Wednesday, August 28, 2013

Cynicism in school and marriage

Taibbi writes an article about how a big new Education initiative from the President actually relates to the whole NSA and Wikileaks morass. Taibbi's point is that Obama is going into full-court press across the country over yet another rather nebulous plan for Education that won't take effect for five years, and the press is just lapping it up. Instead of having the press revisit the NSA and Manning scandals, which each had significant developments last week. Is that a cynical mastery of the 24-hour news cycle? Toss the press a new bone when you want to get their minds off of something bad you did last week?

>> Barack Obama is so frustrating. He can give quite a speech. He says just enough of the right things to give pause, and sometimes genuinely seems to be in touch with the pain of the vanishing middle class. He has the appearance, on occasion, of the politician of your dreams – intelligent, forward-thinking, even-keeled, just. You want to believe in him, you really do. But just taking this week for instance, there's just no way around the math... that the White House has been engaged all summer in a lunatic defense of a vast and apparently illegal domestic espionage program and tossed a young soldier in prison for three decades for exposing war crimes and torture.


The rest of this post is PURE SPECULATION, and it is probably going to get me into ten kinds of hot water with my friends from various parts of the Left spectrum. But I can't help but wonder if the whole Gay Marriage thing, too, was a bargaining chip that Barak intentionally held in reserve -- depending on how cynical you want to get, maybe he's been passively in favor of Gay Marriage for decades, but he acted coy about it during and after the election five years ago in order to make it a big rallying point when he finally came out in favor of it this year.

Why would he save it for his second term, you may ask? When he couldn't have known he'd be re-elected? That's part of the point of my cynicism, that's a reason why a cynical move like that -- if that is the true explanation -- is a bad thing. Maybe he didn't care enough about Gay Marriage to actually push it forward on its own merits, but maybe the only thing it means to him is a bargaining chip. One which might never have been used, if he hadn't found himself on the ropes. A sop, to be thrown.

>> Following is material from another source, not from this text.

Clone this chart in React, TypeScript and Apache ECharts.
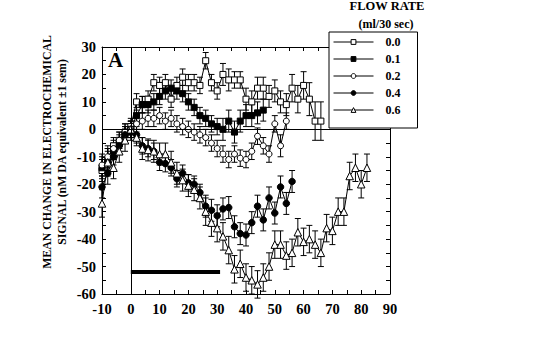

He couldn't have known exactly what scandal he'd need to pull that Gay Marriage chit out for, of course. But it would be considered smart politics, in America today, when most everybody is very disillusioned with their own side's politicians -- to hold back one big red-meat issue like an ace up his sleeve, flipping it over just when his polls are sinking because he's done something to piss off his own side. Maybe Barak himself couldn't care less, one way or the other, about gay marriage -- or maybe he was even against it, as was kinda hinted in the coy-making when he was first considering his Presidential bid.
But then, last May when Obama announced in favor of it, that was the time that Wikileaks was building steam, and they may have already known that Edward Snowden had absconded with top-secret information. These scandals were hitting, and it was clear they were going to re-inforce each other and hit harder, and it was already turning his core base away from him. So his DLC advisers looked around, scraped the bottom of the barrel, and came up with Gay Marriage: "Hey, here's something you can throw to the core base which will get them back on your side again, without threatening our campaign donors or our basic policy of militarism and imperialism." (Not in those exact words, of course.)

Now, even though I don't personally intend to get gay-married, I'm in favor of gay marriage. The Gay Marriage thing will be a lasting improvement that will probably reverberate down the decades and become part of Barak's, and America's, legacy.

But Barak's expansion of the National Security State and curtailment of civil liberties will also reverberate down the decades and become part of our legacy. Adding to the very, very dark side of our legacy.

The first problem I see with the "chit" strategy, Barak, if that's what's really going on -- though again it's pure speculation -- the problem is, that I don't think you are holding enough chits to get you through another three years, at this rate.